**STATED TASK:**
From the first line of the listing below to the line with "import plotly.graph_objects as go", print each line exactly, and nothing more. Leave out the pictures.

**DATASET CONTENT:**

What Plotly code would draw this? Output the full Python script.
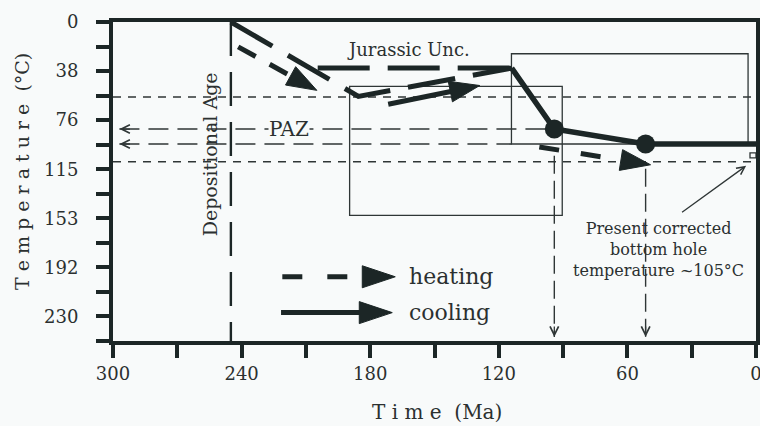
import math
import plotly.graph_objects as go

# ---------------- data ----------------
time_ticks = [300, 270, 240, 210, 180, 150, 120, 90, 60, 30, 0]
time_labels = ['300', '', '240', '', '180', '', '120', '', '60', '', '0']
temp_ticks = [0, 19.17, 38.33, 57.5, 76.67, 95.83, 115, 134.17, 153.33,
              172.5, 191.67, 210.83, 230, 249.17]
temp_labels = ['0', '', '38', '', '76', '', '115', '', '153', '', '192', '', '230', '']

depositional_age = 245.0

# heating path (dashed, thick)
heat_time = [245.0, 185.5, 114.0]
heat_temp = [0.0, 58.1, 36.0]
# Jurassic unconformity path (dashed, thick)
unc_time = [204.5, 114.0]
unc_temp = [36.0, 36.0]
# cooling / final path (solid, thick)
cool_time = [114.0, 94.1, 51.5, 0.0]
cool_temp = [36.0, 83.6, 95.3, 95.3]
# constrained points
dot_time = [94.1, 51.5]
dot_temp = [83.6, 95.3]

# short-dash reference isotherms
ref_temps = [58.6, 109.2]
# PAZ projection lines (to temperature axis) and their right ends
paz_temps = [83.6, 95.3]
paz_ends = [94.1, 114.0]
# time projection lines (to time axis): start temperatures
proj_time = [94.1, 51.5]
proj_start = [104.5, 114.6]

# constraint boxes: [t_old, t_young], [T_top, T_bottom]
box1_time = [189.6, 90.4]
box1_temp = [50.3, 151.0]
box2_time = [114.1, 3.7]
box2_temp = [24.8, 95.3]
# present bottom-hole temperature marker
bht_time = [2.8, 0.0]
bht_temp = [102.2, 106.1]

# direction arrows (tail, tip)
arrow_heat1 = [(241.6, 19.4), (204.9, 53.4)]
arrow_cool = [(171.6, 64.3), (128.9, 49.6)]
arrow_heat2 = [(101.1, 97.6), (49.2, 111.5)]

# ---------------- layout constants ----------------
W, H = 760, 426
ML, MR, MT, MB = 113, 4, 22, 85
PW, PH = W - ML - MR, H - MT - MB
XR = [300, 0]
YR = [249.17, 0]
SX = PW / 300.0
SY = PH / 249.17

INK = '#1c2626'
THIN = '#2f3636'
TXT = '#2b3030'
BG = '#f8fafa'
FONT = 'DejaVu Serif'


def head(tail, tip, L=28, Wd=20):
    dxs = -(tip[0] - tail[0]) * SX
    dys = (tip[1] - tail[1]) * SY
    n = math.hypot(dxs, dys)
    ux, uy = dxs / n, dys / n
    nx, ny = -uy, ux
    pts = [(-L * ux + Wd / 2 * nx, -L * uy + Wd / 2 * ny), (0, 0),
           (-L * ux - Wd / 2 * nx, -L * uy - Wd / 2 * ny)]
    xs = [tip[0] - ox / SX for ox, oy in pts]
    ys = [tip[1] + oy / SY for ox, oy in pts]
    base = (tip[0] + (L - 3) * ux / SX, tip[1] - (L - 3) * uy / SY)
    return xs + [xs[0]], ys + [ys[0]], base


fig = go.Figure()


def line(x, y, width, dash='solid', color=INK):
    fig.add_trace(go.Scatter(x=x, y=y, mode='lines', showlegend=False,
                             hoverinfo='skip',
                             line=dict(color=color, width=width, dash=dash)))


def tri(xs, ys):
    fig.add_trace(go.Scatter(x=xs, y=ys, mode='lines', fill='toself',
                             fillcolor=INK, showlegend=False, hoverinfo='skip',
                             line=dict(color=INK, width=1)))


# reference isotherms
for t in ref_temps:
    line([XR[0], XR[1]], [t, t], 1.5, '8px,7px', THIN)

# PAZ projections
for t, e in zip(paz_temps, paz_ends):
    line([297, e], [t, t], 1.6, '20px,9px', THIN)

# time projections
for tm, s in zip(proj_time, proj_start):
    line([tm, tm], [s, 246], 1.4, '18px,7px', THIN)

# depositional age
line([depositional_age, depositional_age], [0, YR[0]], 2.4, '34px,16px', INK)

# boxes
for bt, bT in [(box1_time, box1_temp), (box2_time, box2_temp), (bht_time, bht_temp)]:
    fig.add_shape(type='rect', x0=bt[0], x1=bt[1], y0=bT[0], y1=bT[1],
                  line=dict(color=THIN, width=1.3), layer='below')

# main paths
line(heat_time, heat_temp, 5, '48px,18px')
line(unc_time, unc_temp, 5, '52px,18px')
line(cool_time, cool_temp, 5.5)
fig.add_trace(go.Scatter(x=dot_time, y=dot_temp, mode='markers', showlegend=False,
                         hoverinfo='skip', marker=dict(color=INK, size=19)))

# direction arrows
for (tail, tip), dash in [(arrow_heat1, '20px,16px'), (arrow_cool, 'solid'),
                          (arrow_heat2, '20px,22px')]:
    xs, ys, base = head(tail, tip, L=30, Wd=21)
    line([tail[0], base[0]], [tail[1], base[1]], 5, dash)
    tri(xs, ys)

# legend (custom)
LEG = [('heating', '20px,25px', (221.0, 199.0), (168.3, 199.0)),
       ('cooling', 'solid', (221.6, 227.0), (169.7, 227.0))]
for name, dash, tail, tip in LEG:
    xs, ys, base = head(tail, tip, L=33, Wd=22)
    line([tail[0], base[0]], [tail[1], base[1]], 5, dash)
    tri(xs, ys)
    fig.add_annotation(x=162.8, y=tail[1], text=name, showarrow=False,
                       xanchor='left', yanchor='middle',
                       font=dict(family=FONT, size=22, color=TXT))

# text annotations
fig.add_annotation(x=162.3, y=21.7, text='Jurassic Unc.', showarrow=False,
                   font=dict(family=FONT, size=18, color=TXT))
fig.add_annotation(x=217.9, y=83.6, text='PAZ', showarrow=False, bgcolor=BG,
                   borderpad=0, font=dict(family=FONT, size=20, color=TXT))
fig.add_annotation(x=255.0, y=103.0, text='Depositional Age', showarrow=False,
                   textangle=-90, font=dict(family=FONT, size=19, color=TXT))
fig.add_annotation(x=45.4, y=177.7,
                   text='Present corrected<br>bottom hole<br>temperature ~105°C',
                   showarrow=False, align='center',
                   font=dict(family=FONT, size=16, color=TXT))

# thin arrowheads
for t in paz_temps:
    fig.add_annotation(x=297, y=t, ax=12, ay=0, text='', showarrow=True,
                       arrowhead=5, arrowsize=1.3, arrowwidth=1.3, arrowcolor=THIN)
for tm in proj_time:
    fig.add_annotation(x=tm, y=246, ax=0, ay=-12, text='', showarrow=True,
                       arrowhead=5, arrowsize=1.3, arrowwidth=1.3, arrowcolor=THIN)
fig.add_annotation(x=4.6, y=112.3, ax=35.2, ay=149.5, axref='x', ayref='y',
                   text='', showarrow=True, arrowhead=5, arrowsize=1.2,
                   arrowwidth=1.3, arrowcolor=THIN)

# axis titles
fig.add_annotation(xref='paper', yref='paper', x=(22 - ML) / PW,
                   y=1 - (172 - MT) / PH, text='T e m p e r a t u r e  (°C)',
                   textangle=-90, showarrow=False, xanchor='center', yanchor='middle',
                   font=dict(family=FONT, size=19, color=TXT))
fig.add_annotation(xref='paper', yref='paper', x=(437 - ML) / PW,
                   y=-(412 - (H - MB)) / PH, text='T i m e  (Ma)',
                   showarrow=False, xanchor='center', yanchor='middle',
                   font=dict(family=FONT, size=20, color=TXT))

axis_common = dict(showgrid=False, zeroline=False, showline=True, linewidth=4,
                   linecolor=INK, mirror=True, ticks='outside', ticklen=13,
                   tickwidth=3.5, tickcolor=INK, automargin=False,
                   ticklabeloverflow='allow',
                   tickfont=dict(family=FONT, size=18, color=TXT))
fig.update_xaxes(range=XR, tickmode='array', tickvals=time_ticks,
                 ticktext=time_labels, ticklabelstandoff=0, **axis_common)
fig.update_yaxes(range=YR, tickmode='array', tickvals=temp_ticks,
                 ticktext=temp_labels, ticklabelstandoff=14, **axis_common)

fig.update_layout(width=W, height=H, margin=dict(l=ML, r=MR, t=MT, b=MB),
                  paper_bgcolor=BG, plot_bgcolor=BG, hovermode=False,
                  showlegend=False)

fig.write_html('out.html', config={'displayModeBar': False})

**ANSWER IN FULL:**
What Plotly code would draw this? Output the full Python script.
import math
import plotly.graph_objects as go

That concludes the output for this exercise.